Materials provided:
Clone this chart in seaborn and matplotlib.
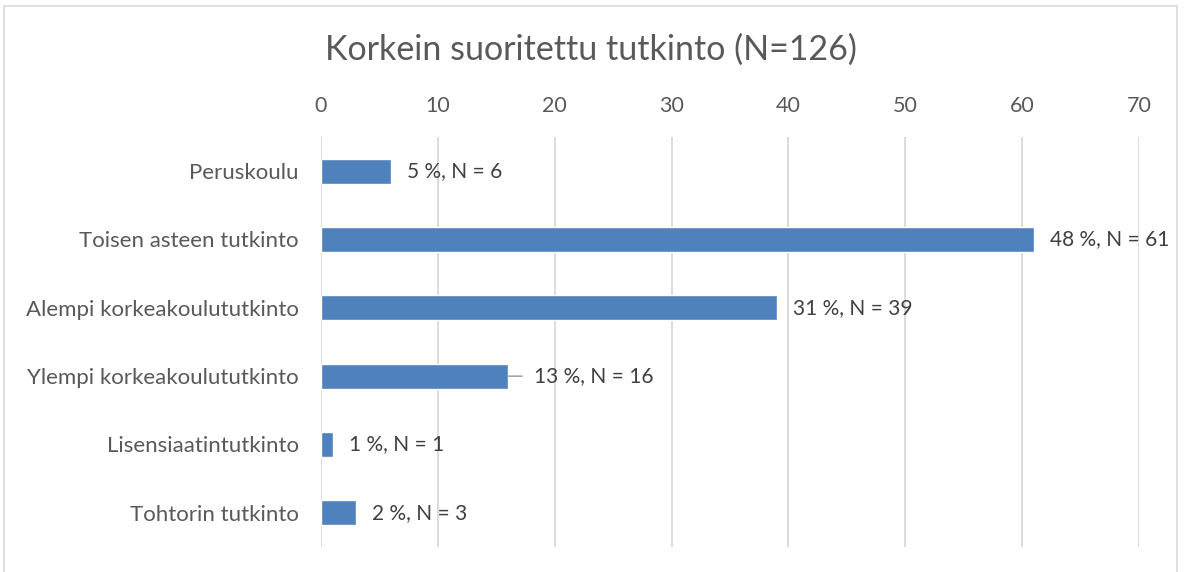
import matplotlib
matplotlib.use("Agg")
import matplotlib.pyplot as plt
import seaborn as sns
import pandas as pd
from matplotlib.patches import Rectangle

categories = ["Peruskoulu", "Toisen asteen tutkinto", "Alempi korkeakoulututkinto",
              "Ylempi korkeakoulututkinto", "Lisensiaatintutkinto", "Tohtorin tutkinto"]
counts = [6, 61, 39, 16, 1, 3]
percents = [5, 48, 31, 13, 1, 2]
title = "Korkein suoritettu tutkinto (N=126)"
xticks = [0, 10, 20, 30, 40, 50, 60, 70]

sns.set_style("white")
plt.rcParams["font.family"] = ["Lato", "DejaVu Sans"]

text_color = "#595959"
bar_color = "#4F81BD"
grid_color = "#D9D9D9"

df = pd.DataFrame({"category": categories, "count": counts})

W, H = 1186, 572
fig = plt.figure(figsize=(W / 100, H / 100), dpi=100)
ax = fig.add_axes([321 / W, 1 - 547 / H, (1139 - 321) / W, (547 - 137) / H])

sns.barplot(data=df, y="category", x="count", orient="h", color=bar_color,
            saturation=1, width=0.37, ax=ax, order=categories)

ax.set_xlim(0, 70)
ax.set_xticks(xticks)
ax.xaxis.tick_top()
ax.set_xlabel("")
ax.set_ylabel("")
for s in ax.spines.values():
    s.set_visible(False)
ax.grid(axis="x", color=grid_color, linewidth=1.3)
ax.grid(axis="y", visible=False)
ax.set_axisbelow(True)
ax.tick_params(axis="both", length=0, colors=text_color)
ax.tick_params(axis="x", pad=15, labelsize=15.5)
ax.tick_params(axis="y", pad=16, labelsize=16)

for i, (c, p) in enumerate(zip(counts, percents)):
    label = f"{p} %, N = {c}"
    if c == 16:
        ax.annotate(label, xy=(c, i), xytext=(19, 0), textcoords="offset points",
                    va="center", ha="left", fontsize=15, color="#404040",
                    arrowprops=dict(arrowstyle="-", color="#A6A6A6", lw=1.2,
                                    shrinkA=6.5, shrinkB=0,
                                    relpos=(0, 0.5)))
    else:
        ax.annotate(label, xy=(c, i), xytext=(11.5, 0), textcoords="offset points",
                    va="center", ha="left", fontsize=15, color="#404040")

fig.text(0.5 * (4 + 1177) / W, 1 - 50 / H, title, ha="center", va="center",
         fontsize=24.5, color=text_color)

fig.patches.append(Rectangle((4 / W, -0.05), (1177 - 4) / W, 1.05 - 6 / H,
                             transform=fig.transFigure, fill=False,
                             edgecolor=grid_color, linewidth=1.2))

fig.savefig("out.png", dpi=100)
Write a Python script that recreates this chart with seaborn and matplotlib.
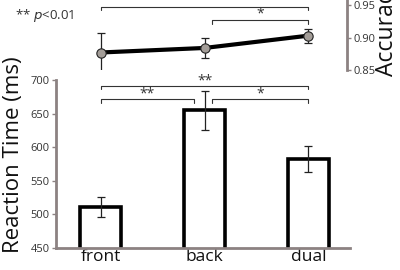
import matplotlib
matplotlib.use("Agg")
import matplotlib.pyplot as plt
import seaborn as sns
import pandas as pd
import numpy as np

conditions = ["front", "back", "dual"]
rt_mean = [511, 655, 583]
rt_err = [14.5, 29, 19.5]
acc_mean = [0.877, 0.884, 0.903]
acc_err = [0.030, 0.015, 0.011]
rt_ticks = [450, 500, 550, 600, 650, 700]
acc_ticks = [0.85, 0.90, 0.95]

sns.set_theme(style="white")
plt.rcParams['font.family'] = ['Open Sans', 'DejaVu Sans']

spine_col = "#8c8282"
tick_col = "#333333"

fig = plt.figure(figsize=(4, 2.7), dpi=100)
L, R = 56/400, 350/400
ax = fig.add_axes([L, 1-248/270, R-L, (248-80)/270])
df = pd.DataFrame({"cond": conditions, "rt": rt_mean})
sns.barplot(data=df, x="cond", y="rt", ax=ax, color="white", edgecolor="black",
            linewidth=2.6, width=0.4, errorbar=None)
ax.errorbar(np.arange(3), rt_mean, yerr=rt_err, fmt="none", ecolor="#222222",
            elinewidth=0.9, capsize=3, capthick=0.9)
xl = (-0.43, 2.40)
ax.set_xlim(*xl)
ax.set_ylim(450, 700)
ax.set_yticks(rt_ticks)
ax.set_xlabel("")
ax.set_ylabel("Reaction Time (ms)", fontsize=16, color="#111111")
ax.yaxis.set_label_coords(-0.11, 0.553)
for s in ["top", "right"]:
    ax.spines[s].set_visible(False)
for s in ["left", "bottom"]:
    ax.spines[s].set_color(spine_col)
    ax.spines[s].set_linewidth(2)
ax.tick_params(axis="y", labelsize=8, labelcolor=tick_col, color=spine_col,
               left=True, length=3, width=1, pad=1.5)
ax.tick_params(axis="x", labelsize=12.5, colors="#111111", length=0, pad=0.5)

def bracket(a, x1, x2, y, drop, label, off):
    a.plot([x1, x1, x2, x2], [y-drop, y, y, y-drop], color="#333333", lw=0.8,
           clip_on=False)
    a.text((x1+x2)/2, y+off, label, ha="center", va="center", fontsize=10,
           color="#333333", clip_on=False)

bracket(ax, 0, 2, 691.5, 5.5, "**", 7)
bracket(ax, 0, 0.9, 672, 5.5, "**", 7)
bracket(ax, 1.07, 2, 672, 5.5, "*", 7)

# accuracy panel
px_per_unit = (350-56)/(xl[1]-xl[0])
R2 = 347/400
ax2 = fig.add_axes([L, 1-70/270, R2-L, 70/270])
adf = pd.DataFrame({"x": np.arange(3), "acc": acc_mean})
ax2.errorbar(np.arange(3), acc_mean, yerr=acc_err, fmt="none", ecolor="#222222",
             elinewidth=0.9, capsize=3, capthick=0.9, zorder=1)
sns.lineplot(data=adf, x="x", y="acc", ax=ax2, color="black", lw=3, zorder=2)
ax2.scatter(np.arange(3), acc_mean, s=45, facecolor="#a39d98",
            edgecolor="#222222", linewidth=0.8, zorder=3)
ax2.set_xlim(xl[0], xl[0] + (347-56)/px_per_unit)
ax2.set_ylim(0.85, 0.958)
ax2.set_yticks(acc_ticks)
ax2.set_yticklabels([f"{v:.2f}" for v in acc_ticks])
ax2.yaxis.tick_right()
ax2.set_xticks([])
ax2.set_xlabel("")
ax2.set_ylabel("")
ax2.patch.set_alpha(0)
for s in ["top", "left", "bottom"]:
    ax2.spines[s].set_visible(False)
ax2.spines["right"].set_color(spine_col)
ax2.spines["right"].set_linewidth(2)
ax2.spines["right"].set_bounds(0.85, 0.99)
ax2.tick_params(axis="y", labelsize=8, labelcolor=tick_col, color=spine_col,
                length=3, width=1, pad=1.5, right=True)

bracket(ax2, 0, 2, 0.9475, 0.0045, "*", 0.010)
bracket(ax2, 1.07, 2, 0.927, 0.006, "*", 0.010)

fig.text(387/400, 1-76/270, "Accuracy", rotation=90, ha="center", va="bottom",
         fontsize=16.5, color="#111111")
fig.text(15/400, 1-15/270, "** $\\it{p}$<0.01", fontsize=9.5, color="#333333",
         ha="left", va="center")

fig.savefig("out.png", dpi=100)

Set exercise:
Above are several records. Count the lines among them that contain "this" and give only the total.

Response to the task:
2